The omicron variant has spread to western nations. Global health officials are cautioning against panic and travel restrictions.
Summary
The United States is seeing its first handful of cases of the coronavirus’ omicron variant, including five cases in New York.
- In India, health officials are expecting omicron’s impact to be less severe than delta, which ravaged the country, due to higher vaccination rates and prior exposure to coronavirus.
- Meanwhile, South Africa is experiencing a “fourth wave” driven by the omicron variant and the country’s health minister is optimistic it can be managed with having to “invoke serious restrictions.”
- The World Health Organization announced that the measures approved for and deployed against delta will work against omicron as well.
- WHO officials used the familiar actions of vaccinations, masking, and social distancing to stop the spread of omicron.
- Global health officials have been spurred into action by omicron into speeding up work on a “global pandemic treaty” expected to be signed in May 2024.
- Vox broke down several critical data points from throughout the pandemic to help readers identify what to look for in determining how big of a threat omicron is.
- CNN reported on France’s recent cases having been detected in different regions of the European nation, quoting their health minister that “there is no alarm” at the moment while they study and collect more data on the variant.
- Huffington Post reported on Biden’s decision to extend the mask mandate for public transit.

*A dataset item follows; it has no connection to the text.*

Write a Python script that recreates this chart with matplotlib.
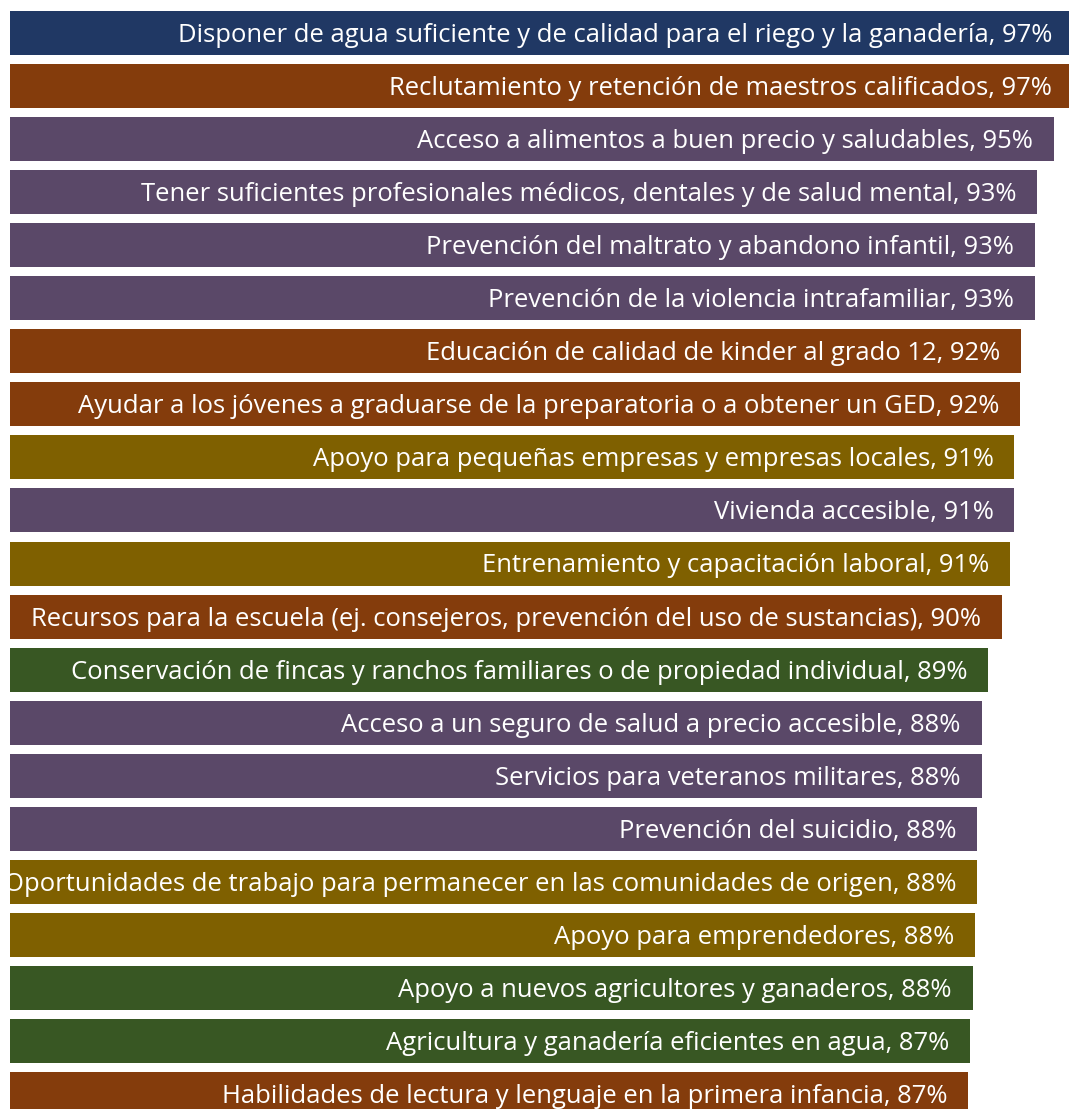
import matplotlib
matplotlib.use("Agg")
import matplotlib.pyplot as plt

categories = [
    "Disponer de agua suficiente y de calidad para el riego y la ganadería",
    "Reclutamiento y retención de maestros calificados",
    "Acceso a alimentos a buen precio y saludables",
    "Tener suficientes profesionales médicos, dentales y de salud mental",
    "Prevención del maltrato y abandono infantil",
    "Prevención de la violencia intrafamiliar",
    "Educación de calidad de kinder al grado 12",
    "Ayudar a los jóvenes a graduarse de la preparatoria o a obtener un GED",
    "Apoyo para pequeñas empresas y empresas locales",
    "Vivienda accesible",
    "Entrenamiento y capacitación laboral",
    "Recursos para la escuela (ej. consejeros, prevención del uso de sustancias)",
    "Conservación de fincas y ranchos familiares o de propiedad individual",
    "Acceso a un seguro de salud a precio accesible",
    "Servicios para veteranos militares",
    "Prevención del suicidio",
    "Oportunidades de trabajo para permanecer en las comunidades de origen",
    "Apoyo para emprendedores",
    "Apoyo a nuevos agricultores y ganaderos",
    "Agricultura y ganadería eficientes en agua",
    "Habilidades de lectura y lenguaje en la primera infancia",
]
values = [96.8, 96.7, 95.0, 93.45, 93.3, 93.3, 92.0, 91.9, 91.4, 91.4, 91.0,
          90.3, 89.0, 88.4, 88.4, 88.0, 88.0, 87.8, 87.6, 87.35, 87.2]
pct_labels = ["97%", "97%", "95%", "93%", "93%", "93%", "92%", "92%", "91%", "91%", "91%",
              "90%", "89%", "88%", "88%", "88%", "88%", "88%", "88%", "87%", "87%"]
groups = ["agua", "educacion", "salud", "salud", "salud", "salud", "educacion", "educacion",
          "economia", "salud", "economia", "educacion", "agricultura", "salud", "salud",
          "salud", "economia", "economia", "agricultura", "agricultura", "educacion"]
group_colors = {
    "agua": "#203864",
    "educacion": "#843C0C",
    "salud": "#5A4868",
    "economia": "#7F6000",
    "agricultura": "#385723",
}

W, H = 1069, 1109
fig = plt.figure(figsize=(W / 100, H / 100), dpi=100)
ax = fig.add_axes([0, 0, 1, 1])

px_per_unit = 10.99
x0_px = 10.0
ax.set_xlim(-x0_px / px_per_unit, (W - x0_px) / px_per_unit)
pitch = 53.05
first_center = 33.0
ax.set_ylim((H - first_center) / pitch, -first_center / pitch)

ys = list(range(len(categories)))
colors = [group_colors[g] for g in groups]
ax.barh(ys, values, height=44 / pitch, color=colors, left=0)

FONT = ["Open Sans", "DejaVu Sans"]
pad_px = 21
labels = [f"{c}, {p}" for c, p in zip(categories, pct_labels)]

# choose a font size: first label ~912 px wide, but every label must stay inside the figure
renderer = fig.canvas.get_renderer()
fs = None
for i, lab in enumerate(labels):
    probe = fig.text(0, 0, lab, fontsize=16, family=FONT)
    w16 = probe.get_window_extent(renderer).width
    probe.remove()
    if i == 0:
        cand = 16 * 912 / w16
    else:
        avail = x0_px + values[i] * px_per_unit - pad_px - 4
        cand = 16 * avail / w16
    fs = cand if fs is None else min(fs, cand)

for y, v, lab in zip(ys, values, labels):
    ax.text(v - pad_px / px_per_unit, y + 9 / pitch, lab, ha="right", va="baseline",
            color="white", fontsize=fs, family=FONT)

ax.axis("off")
fig.savefig("out.png", dpi=100)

- OANN characterized mainstream coverage of the omicron variant as “panic mode” while highlighting WHO calling omicron a “super mild variant.”
- Townhall reported on Fox News’ Tucker Carlson opining that omicron’s significance has little to do with the health implications but that Democrats will use the variant causing mild symptoms to expand the public health industrial complex’ surveillance powers.
- Newsmax highlighted comments from BioNTech’s CEO who said it shouldn’t take too long to create a vaccine adapted for omicron.